- Reign: c. 1822 – 1842
- Predecessor: Muhammad Umar Khan
- Successor: Shir Ali Khan
- Born: c. 1808 Kokand
- Died: c. 1842 Kokand
- Father: Muhammad Umar Khan
- Mother: Mohlaroyim
- Religion: Islam

= Muhammad Ali Khan (Kokand) =

Muhammad Ali Khan (Note: Chagatai and ), commonly referred to as Madali Khan, was the official Khan of Kokand from c. 1822 to 1842. He became the official ruler of Kokand at the age of 14 after his father Muhammad Umar Khan died of an illness in 1822, although some sources claim his mother Mohlaroyim was really in charge due to Madali's young age and inexperience.

== Policies ==
Madali tried to live up to his father's legacy as khan, in doing so he took measures to improve the khanate's economy and had a large madrassa constructed.
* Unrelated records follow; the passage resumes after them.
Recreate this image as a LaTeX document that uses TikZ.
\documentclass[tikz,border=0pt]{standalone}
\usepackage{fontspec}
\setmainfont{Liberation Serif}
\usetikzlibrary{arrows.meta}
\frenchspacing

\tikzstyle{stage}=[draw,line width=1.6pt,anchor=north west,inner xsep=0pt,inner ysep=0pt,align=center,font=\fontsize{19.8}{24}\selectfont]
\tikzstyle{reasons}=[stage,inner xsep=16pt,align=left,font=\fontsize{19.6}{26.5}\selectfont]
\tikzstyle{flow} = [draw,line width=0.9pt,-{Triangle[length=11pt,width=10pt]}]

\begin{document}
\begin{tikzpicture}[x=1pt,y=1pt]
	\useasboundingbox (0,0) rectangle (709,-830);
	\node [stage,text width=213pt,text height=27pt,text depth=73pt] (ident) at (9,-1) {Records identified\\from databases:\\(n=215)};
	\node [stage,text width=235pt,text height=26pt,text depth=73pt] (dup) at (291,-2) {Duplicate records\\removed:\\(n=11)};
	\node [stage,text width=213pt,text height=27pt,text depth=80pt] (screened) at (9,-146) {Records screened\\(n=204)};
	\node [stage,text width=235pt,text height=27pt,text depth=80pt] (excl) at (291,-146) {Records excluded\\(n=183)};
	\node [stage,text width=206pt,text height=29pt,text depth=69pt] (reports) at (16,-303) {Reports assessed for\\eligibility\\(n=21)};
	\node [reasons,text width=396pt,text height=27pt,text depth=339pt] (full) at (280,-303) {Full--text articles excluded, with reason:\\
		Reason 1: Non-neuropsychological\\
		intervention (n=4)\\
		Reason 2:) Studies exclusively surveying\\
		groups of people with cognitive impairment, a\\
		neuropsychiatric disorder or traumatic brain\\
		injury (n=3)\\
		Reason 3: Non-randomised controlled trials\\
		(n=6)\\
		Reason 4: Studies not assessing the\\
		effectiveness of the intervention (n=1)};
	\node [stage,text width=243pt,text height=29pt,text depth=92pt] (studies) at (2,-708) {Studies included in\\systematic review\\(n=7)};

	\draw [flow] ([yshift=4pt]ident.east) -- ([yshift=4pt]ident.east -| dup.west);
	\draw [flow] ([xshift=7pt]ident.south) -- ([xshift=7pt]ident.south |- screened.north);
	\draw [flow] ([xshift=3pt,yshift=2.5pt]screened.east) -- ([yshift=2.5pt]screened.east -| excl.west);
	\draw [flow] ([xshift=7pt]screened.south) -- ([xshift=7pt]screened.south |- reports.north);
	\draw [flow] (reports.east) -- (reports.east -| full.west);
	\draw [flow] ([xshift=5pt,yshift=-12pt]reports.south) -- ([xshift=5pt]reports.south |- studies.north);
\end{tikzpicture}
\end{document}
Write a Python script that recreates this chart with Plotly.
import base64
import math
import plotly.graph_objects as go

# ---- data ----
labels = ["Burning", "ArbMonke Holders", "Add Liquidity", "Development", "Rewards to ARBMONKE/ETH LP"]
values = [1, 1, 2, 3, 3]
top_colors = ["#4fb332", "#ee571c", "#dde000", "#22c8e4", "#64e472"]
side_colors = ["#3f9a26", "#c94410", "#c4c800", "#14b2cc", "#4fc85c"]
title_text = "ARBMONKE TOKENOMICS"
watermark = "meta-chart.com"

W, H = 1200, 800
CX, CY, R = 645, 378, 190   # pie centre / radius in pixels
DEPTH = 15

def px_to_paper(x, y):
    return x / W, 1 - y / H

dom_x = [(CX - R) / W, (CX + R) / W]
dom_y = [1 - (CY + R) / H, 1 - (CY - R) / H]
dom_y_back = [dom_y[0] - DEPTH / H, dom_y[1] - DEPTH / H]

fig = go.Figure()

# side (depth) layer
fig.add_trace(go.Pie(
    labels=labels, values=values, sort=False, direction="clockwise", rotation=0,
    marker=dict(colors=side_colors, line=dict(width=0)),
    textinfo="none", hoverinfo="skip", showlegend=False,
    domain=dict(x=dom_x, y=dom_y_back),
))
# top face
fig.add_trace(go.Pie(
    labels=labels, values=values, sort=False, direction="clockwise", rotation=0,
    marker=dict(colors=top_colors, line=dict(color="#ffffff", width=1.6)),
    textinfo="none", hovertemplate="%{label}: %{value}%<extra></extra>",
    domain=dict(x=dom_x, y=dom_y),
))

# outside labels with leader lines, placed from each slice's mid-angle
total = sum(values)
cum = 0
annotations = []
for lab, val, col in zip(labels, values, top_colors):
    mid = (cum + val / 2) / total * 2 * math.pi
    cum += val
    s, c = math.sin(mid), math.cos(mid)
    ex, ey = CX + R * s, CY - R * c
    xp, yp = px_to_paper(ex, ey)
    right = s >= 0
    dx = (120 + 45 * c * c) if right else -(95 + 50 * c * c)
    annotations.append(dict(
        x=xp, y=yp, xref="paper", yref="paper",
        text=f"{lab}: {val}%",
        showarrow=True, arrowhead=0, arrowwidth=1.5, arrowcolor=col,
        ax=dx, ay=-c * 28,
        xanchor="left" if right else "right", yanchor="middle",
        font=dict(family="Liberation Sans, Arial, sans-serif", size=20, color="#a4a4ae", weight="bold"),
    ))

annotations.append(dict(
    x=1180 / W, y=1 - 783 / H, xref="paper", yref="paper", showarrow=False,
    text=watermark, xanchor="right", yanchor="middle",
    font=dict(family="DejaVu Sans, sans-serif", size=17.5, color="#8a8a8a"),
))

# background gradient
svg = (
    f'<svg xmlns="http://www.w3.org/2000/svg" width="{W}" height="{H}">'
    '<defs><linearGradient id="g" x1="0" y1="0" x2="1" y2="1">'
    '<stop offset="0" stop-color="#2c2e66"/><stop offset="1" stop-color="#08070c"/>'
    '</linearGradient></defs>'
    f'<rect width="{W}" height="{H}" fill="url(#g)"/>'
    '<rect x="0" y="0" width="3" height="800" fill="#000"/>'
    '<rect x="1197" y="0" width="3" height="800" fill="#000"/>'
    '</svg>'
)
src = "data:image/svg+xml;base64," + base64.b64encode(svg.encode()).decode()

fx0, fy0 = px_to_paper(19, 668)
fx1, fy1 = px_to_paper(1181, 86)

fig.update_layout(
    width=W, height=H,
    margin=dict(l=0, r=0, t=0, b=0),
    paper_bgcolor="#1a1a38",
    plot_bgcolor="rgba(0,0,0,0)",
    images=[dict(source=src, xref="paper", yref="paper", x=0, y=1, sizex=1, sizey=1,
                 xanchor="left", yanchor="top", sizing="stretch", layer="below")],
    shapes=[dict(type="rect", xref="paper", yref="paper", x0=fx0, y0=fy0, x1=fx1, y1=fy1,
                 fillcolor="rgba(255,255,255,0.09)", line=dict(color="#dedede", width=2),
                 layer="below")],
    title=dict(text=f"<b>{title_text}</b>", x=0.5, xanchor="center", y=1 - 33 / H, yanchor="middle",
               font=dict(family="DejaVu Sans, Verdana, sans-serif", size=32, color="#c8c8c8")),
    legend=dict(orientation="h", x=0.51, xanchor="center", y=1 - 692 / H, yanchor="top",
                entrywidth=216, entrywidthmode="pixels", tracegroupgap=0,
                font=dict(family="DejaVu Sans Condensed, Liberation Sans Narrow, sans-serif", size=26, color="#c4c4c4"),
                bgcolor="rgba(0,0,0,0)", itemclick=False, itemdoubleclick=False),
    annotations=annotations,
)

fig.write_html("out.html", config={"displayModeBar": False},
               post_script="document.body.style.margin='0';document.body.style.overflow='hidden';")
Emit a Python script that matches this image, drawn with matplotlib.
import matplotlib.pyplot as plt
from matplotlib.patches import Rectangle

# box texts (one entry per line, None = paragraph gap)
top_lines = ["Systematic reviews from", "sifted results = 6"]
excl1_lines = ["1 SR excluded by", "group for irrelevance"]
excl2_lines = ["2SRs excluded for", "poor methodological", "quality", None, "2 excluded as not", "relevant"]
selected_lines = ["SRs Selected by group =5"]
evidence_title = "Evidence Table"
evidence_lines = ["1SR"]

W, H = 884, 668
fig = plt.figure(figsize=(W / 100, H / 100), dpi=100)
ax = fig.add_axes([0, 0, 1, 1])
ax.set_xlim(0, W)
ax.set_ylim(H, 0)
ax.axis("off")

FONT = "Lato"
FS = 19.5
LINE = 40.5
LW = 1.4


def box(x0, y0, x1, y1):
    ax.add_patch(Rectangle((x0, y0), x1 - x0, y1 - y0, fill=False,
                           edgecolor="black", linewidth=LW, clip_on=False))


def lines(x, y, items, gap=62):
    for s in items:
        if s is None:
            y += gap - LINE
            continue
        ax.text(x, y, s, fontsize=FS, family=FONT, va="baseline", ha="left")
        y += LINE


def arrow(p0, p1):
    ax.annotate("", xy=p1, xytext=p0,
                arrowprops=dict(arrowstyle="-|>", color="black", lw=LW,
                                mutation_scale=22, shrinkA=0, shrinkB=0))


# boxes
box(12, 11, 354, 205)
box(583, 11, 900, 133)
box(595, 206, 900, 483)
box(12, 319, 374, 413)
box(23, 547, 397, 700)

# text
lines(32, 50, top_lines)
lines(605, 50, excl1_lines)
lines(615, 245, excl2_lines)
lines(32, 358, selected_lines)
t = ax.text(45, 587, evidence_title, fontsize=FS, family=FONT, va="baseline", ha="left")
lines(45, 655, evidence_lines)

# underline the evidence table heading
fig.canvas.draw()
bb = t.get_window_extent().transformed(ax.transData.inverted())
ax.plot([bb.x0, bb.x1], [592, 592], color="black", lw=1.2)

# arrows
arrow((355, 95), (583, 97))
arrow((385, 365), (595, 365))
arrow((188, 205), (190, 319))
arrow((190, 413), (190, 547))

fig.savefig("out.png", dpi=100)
During his reign the empire spanned across the Pamir mountains, Khujand, Tashkent, Kashgar, to Southern Kazakhstan. He maintained diplomatic relations with Russia, the Ottoman Empire, the Khanate of Khiva, and the Emirate of Bukhara.

== Relations with Bukhara and downfall ==
The Bukhara - Kokand Wars initiated in 1839 when Kokand built a fort close to Bukhara. In the wars, the emir of Bukhara Nasrullah Khan took over Istaravshan and Khojend, forced Kokand to pay a large amount of tribute, and recognize Nasrullah as lord. Muhammad Ali Khan was able to escape to Margilan but then the city was captured by Nasrullah Khan. He was later killed by Nasrullah, along with the rest of his family including his mother, sons, and brothers. The occupation of Kokand did not last long and Bukhari forces were exiled two months after the massacre in Margilan.